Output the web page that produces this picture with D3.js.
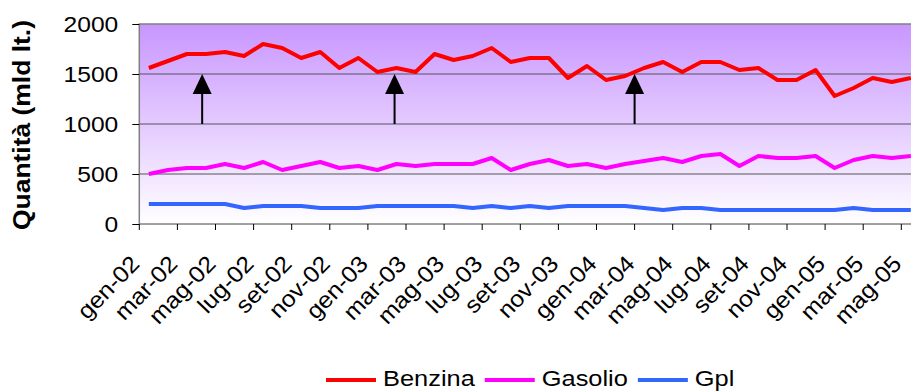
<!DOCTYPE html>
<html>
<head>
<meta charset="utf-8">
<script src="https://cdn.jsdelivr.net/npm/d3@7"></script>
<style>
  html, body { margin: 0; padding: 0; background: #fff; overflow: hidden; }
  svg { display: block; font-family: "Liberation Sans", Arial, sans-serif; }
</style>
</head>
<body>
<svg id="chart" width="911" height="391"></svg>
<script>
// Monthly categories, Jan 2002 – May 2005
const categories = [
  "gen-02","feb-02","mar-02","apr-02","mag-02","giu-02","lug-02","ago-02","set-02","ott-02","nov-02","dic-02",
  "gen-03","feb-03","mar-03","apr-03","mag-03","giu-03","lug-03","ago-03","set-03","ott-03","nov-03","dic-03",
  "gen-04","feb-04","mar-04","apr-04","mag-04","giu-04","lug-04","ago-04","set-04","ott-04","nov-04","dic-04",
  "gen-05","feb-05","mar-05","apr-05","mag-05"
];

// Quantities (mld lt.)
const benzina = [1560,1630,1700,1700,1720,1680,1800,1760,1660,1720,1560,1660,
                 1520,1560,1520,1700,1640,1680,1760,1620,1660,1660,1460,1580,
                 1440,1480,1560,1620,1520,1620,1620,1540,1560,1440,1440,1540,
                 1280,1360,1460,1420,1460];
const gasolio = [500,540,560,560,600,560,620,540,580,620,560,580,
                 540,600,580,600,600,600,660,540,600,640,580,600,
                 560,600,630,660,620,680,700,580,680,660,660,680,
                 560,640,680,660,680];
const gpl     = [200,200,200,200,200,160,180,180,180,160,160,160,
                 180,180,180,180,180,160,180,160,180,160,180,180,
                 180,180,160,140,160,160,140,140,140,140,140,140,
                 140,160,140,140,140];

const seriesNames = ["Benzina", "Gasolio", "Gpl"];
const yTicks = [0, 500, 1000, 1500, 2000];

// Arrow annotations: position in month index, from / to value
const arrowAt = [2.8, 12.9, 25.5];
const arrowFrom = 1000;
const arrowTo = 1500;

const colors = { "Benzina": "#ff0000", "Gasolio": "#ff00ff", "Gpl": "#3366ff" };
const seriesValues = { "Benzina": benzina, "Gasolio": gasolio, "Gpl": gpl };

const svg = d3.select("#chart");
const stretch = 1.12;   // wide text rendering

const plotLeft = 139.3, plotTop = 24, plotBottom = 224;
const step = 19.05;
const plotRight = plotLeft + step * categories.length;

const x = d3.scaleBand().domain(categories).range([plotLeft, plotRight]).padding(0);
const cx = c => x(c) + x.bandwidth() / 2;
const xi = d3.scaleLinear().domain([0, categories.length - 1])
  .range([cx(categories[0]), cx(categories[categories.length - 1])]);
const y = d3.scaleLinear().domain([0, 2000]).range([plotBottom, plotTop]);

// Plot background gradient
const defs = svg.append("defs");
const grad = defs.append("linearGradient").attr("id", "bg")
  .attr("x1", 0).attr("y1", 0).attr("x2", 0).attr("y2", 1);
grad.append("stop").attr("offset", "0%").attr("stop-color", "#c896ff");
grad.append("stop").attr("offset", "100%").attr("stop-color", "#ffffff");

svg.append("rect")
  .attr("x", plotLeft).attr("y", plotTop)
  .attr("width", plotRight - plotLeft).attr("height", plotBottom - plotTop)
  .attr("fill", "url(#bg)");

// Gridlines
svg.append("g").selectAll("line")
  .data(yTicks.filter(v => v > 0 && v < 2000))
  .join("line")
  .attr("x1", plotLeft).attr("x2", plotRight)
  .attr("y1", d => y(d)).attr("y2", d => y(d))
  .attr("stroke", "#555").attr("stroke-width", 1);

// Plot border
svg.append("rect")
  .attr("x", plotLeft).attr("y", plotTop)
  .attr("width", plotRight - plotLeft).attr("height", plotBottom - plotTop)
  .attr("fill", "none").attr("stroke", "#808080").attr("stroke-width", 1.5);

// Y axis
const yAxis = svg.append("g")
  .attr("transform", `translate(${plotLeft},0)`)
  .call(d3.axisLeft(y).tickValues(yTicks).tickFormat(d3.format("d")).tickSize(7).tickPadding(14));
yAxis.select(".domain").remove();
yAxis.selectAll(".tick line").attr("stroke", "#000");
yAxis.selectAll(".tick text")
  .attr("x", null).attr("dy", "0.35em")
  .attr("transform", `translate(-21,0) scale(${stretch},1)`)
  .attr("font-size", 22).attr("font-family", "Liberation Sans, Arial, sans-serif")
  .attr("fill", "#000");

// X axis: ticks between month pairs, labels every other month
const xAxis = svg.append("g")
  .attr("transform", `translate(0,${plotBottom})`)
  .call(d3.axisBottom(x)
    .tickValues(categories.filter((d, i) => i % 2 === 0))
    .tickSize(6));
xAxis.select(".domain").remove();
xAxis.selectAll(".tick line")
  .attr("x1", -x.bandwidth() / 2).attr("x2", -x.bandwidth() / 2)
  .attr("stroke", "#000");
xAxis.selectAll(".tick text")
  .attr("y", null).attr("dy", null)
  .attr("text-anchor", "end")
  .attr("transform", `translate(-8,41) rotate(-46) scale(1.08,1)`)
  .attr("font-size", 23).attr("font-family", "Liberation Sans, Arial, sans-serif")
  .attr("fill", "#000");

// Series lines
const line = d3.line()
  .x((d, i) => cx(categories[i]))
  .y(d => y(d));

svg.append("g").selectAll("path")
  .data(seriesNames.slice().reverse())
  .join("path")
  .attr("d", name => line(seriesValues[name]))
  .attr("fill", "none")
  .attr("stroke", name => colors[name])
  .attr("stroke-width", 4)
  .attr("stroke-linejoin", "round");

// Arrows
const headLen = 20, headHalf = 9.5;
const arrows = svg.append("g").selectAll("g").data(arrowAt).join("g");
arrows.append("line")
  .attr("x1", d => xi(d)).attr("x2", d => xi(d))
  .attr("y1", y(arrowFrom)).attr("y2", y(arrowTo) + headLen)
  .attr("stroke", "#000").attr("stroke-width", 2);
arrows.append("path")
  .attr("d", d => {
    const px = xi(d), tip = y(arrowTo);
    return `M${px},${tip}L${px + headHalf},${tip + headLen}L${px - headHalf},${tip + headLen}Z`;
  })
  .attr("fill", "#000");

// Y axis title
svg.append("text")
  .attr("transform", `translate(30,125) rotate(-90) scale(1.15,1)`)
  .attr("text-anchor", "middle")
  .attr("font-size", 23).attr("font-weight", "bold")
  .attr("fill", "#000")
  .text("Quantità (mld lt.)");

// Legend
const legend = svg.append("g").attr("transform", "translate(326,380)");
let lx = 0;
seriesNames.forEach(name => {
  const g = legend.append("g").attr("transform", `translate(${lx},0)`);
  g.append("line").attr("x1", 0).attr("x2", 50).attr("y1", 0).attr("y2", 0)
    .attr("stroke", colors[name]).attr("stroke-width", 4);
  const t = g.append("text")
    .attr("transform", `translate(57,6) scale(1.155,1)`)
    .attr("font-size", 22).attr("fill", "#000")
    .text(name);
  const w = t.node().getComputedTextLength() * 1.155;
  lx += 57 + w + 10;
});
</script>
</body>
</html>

———

All the lines above are to be reproduced exactly, except the pictures.

Result of the task
Output the web page that produces this picture with D3.js.
<!DOCTYPE html>
<html>
<head>
<meta charset="utf-8">
<script src="https://cdn.jsdelivr.net/npm/d3@7"></script>
<style>
  html, body { margin: 0; padding: 0; background: #fff; overflow: hidden; }
  svg { display: block; font-family: "Liberation Sans", Arial, sans-serif; }
</style>
</head>
<body>
<svg id="chart" width="911" height="391"></svg>
<script>
// Monthly categories, Jan 2002 – May 2005
const categories = [
  "gen-02","feb-02","mar-02","apr-02","mag-02","giu-02","lug-02","ago-02","set-02","ott-02","nov-02","dic-02",
  "gen-03","feb-03","mar-03","apr-03","mag-03","giu-03","lug-03","ago-03","set-03","ott-03","nov-03","dic-03",
  "gen-04","feb-04","mar-04","apr-04","mag-04","giu-04","lug-04","ago-04","set-04","ott-04","nov-04","dic-04",
  "gen-05","feb-05","mar-05","apr-05","mag-05"
];

// Quantities (mld lt.)
const benzina = [1560,1630,1700,1700,1720,1680,1800,1760,1660,1720,1560,1660,
                 1520,1560,1520,1700,1640,1680,1760,1620,1660,1660,1460,1580,
                 1440,1480,1560,1620,1520,1620,1620,1540,1560,1440,1440,1540,
                 1280,1360,1460,1420,1460];
const gasolio = [500,540,560,560,600,560,620,540,580,620,560,580,
                 540,600,580,600,600,600,660,540,600,640,580,600,
                 560,600,630,660,620,680,700,580,680,660,660,680,
                 560,640,680,660,680];
const gpl     = [200,200,200,200,200,160,180,180,180,160,160,160,
                 180,180,180,180,180,160,180,160,180,160,180,180,
                 180,180,160,140,160,160,140,140,140,140,140,140,
                 140,160,140,140,140];

const seriesNames = ["Benzina", "Gasolio", "Gpl"];
const yTicks = [0, 500, 1000, 1500, 2000];

// Arrow annotations: position in month index, from / to value
const arrowAt = [2.8, 12.9, 25.5];
const arrowFrom = 1000;
const arrowTo = 1500;

const colors = { "Benzina": "#ff0000", "Gasolio": "#ff00ff", "Gpl": "#3366ff" };
const seriesValues = { "Benzina": benzina, "Gasolio": gasolio, "Gpl": gpl };

const svg = d3.select("#chart");
const stretch = 1.12;   // wide text rendering

const plotLeft = 139.3, plotTop = 24, plotBottom = 224;
const step = 19.05;
const plotRight = plotLeft + step * categories.length;

const x = d3.scaleBand().domain(categories).range([plotLeft, plotRight]).padding(0);
const cx = c => x(c) + x.bandwidth() / 2;
const xi = d3.scaleLinear().domain([0, categories.length - 1])
  .range([cx(categories[0]), cx(categories[categories.length - 1])]);
const y = d3.scaleLinear().domain([0, 2000]).range([plotBottom, plotTop]);

// Plot background gradient
const defs = svg.append("defs");
const grad = defs.append("linearGradient").attr("id", "bg")
  .attr("x1", 0).attr("y1", 0).attr("x2", 0).attr("y2", 1);
grad.append("stop").attr("offset", "0%").attr("stop-color", "#c896ff");
grad.append("stop").attr("offset", "100%").attr("stop-color", "#ffffff");

svg.append("rect")
  .attr("x", plotLeft).attr("y", plotTop)
  .attr("width", plotRight - plotLeft).attr("height", plotBottom - plotTop)
  .attr("fill", "url(#bg)");

// Gridlines
svg.append("g").selectAll("line")
  .data(yTicks.filter(v => v > 0 && v < 2000))
  .join("line")
  .attr("x1", plotLeft).attr("x2", plotRight)
  .attr("y1", d => y(d)).attr("y2", d => y(d))
  .attr("stroke", "#555").attr("stroke-width", 1);

// Plot border
svg.append("rect")
  .attr("x", plotLeft).attr("y", plotTop)
  .attr("width", plotRight - plotLeft).attr("height", plotBottom - plotTop)
  .attr("fill", "none").attr("stroke", "#808080").attr("stroke-width", 1.5);

// Y axis
const yAxis = svg.append("g")
  .attr("transform", `translate(${plotLeft},0)`)
  .call(d3.axisLeft(y).tickValues(yTicks).tickFormat(d3.format("d")).tickSize(7).tickPadding(14));
yAxis.select(".domain").remove();
yAxis.selectAll(".tick line").attr("stroke", "#000");
yAxis.selectAll(".tick text")
  .attr("x", null).attr("dy", "0.35em")
  .attr("transform", `translate(-21,0) scale(${stretch},1)`)
  .attr("font-size", 22).attr("font-family", "Liberation Sans, Arial, sans-serif")
  .attr("fill", "#000");

// X axis: ticks between month pairs, labels every other month
const xAxis = svg.append("g")
  .attr("transform", `translate(0,${plotBottom})`)
  .call(d3.axisBottom(x)
    .tickValues(categories.filter((d, i) => i % 2 === 0))
    .tickSize(6));
xAxis.select(".domain").remove();
xAxis.selectAll(".tick line")
  .attr("x1", -x.bandwidth() / 2).attr("x2", -x.bandwidth() / 2)
  .attr("stroke", "#000");
xAxis.selectAll(".tick text")
  .attr("y", null).attr("dy", null)
  .attr("text-anchor", "end")
  .attr("transform", `translate(-8,41) rotate(-46) scale(1.08,1)`)
  .attr("font-size", 23).attr("font-family", "Liberation Sans, Arial, sans-serif")
  .attr("fill", "#000");

// Series lines
const line = d3.line()
  .x((d, i) => cx(categories[i]))
  .y(d => y(d));

svg.append("g").selectAll("path")
  .data(seriesNames.slice().reverse())
  .join("path")
  .attr("d", name => line(seriesValues[name]))
  .attr("fill", "none")
  .attr("stroke", name => colors[name])
  .attr("stroke-width", 4)
  .attr("stroke-linejoin", "round");

// Arrows
const headLen = 20, headHalf = 9.5;
const arrows = svg.append("g").selectAll("g").data(arrowAt).join("g");
arrows.append("line")
  .attr("x1", d => xi(d)).attr("x2", d => xi(d))
  .attr("y1", y(arrowFrom)).attr("y2", y(arrowTo) + headLen)
  .attr("stroke", "#000").attr("stroke-width", 2);
arrows.append("path")
  .attr("d", d => {
    const px = xi(d), tip = y(arrowTo);
    return `M${px},${tip}L${px + headHalf},${tip + headLen}L${px - headHalf},${tip + headLen}Z`;
  })
  .attr("fill", "#000");

// Y axis title
svg.append("text")
  .attr("transform", `translate(30,125) rotate(-90) scale(1.15,1)`)
  .attr("text-anchor", "middle")
  .attr("font-size", 23).attr("font-weight", "bold")
  .attr("fill", "#000")
  .text("Quantità (mld lt.)");

// Legend
const legend = svg.append("g").attr("transform", "translate(326,380)");
let lx = 0;
seriesNames.forEach(name => {
  const g = legend.append("g").attr("transform", `translate(${lx},0)`);
  g.append("line").attr("x1", 0).attr("x2", 50).attr("y1", 0).attr("y2", 0)
    .attr("stroke", colors[name]).attr("stroke-width", 4);
  const t = g.append("text")
    .attr("transform", `translate(57,6) scale(1.155,1)`)
    .attr("font-size", 22).attr("fill", "#000")
    .text(name);
  const w = t.node().getComputedTextLength() * 1.155;
  lx += 57 + w + 10;
});
</script>
</body>
</html>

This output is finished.